-- Start of Record list --
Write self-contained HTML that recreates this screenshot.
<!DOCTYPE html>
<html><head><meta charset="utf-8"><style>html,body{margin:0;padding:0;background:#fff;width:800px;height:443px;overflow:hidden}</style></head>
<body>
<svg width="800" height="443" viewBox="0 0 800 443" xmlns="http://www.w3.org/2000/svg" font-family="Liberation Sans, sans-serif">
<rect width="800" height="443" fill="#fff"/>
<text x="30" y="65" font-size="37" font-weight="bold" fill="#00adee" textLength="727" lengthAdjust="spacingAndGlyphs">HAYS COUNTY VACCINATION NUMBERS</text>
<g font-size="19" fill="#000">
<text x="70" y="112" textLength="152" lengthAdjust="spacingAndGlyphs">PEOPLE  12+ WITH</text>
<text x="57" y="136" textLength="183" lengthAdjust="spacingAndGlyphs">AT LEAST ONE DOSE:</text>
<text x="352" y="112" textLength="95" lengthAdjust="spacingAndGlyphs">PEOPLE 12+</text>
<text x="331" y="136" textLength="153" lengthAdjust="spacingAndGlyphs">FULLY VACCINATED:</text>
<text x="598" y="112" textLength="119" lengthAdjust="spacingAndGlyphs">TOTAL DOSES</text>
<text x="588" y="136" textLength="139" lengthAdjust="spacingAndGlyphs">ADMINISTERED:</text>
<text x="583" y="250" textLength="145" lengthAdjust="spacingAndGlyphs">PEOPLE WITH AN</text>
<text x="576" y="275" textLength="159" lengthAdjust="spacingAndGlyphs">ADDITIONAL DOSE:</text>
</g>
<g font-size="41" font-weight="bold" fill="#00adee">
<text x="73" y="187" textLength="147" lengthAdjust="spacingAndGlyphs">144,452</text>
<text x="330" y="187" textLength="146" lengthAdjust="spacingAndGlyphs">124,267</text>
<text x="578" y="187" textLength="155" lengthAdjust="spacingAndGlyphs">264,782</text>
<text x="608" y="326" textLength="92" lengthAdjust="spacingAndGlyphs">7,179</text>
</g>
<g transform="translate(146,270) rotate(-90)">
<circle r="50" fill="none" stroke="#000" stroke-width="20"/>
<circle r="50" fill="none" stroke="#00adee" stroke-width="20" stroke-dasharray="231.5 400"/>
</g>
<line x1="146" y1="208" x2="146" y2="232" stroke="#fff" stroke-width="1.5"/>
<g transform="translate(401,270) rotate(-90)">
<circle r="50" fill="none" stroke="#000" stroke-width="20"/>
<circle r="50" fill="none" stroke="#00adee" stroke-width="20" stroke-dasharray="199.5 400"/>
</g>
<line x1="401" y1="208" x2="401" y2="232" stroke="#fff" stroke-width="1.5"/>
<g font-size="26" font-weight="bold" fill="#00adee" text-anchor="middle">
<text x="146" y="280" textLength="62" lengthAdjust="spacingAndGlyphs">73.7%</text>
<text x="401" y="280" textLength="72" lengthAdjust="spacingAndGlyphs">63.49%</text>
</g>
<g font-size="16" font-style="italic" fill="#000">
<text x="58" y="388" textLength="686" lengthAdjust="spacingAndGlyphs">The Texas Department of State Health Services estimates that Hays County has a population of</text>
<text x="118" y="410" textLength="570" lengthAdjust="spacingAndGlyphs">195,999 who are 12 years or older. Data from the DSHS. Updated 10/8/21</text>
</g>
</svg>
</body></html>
-- End of Record list --
-- Start of Record list --
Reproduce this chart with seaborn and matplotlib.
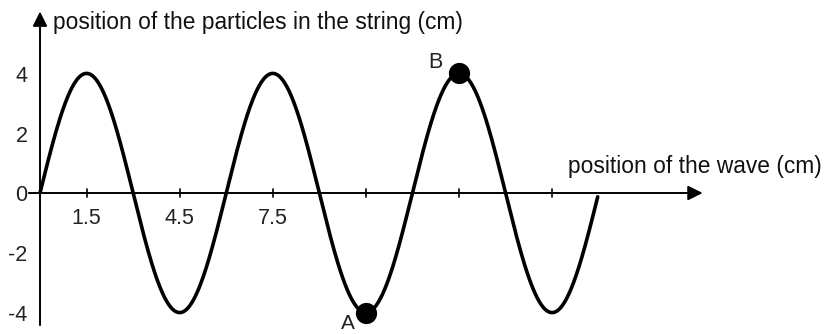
-- End of Record list --
__Stated exercise__: Within the material above, find the lines that contain the word "this"; copy them.

__Expected answer__:
Write self-contained HTML that recreates this screenshot.
Reproduce this chart with seaborn and matplotlib.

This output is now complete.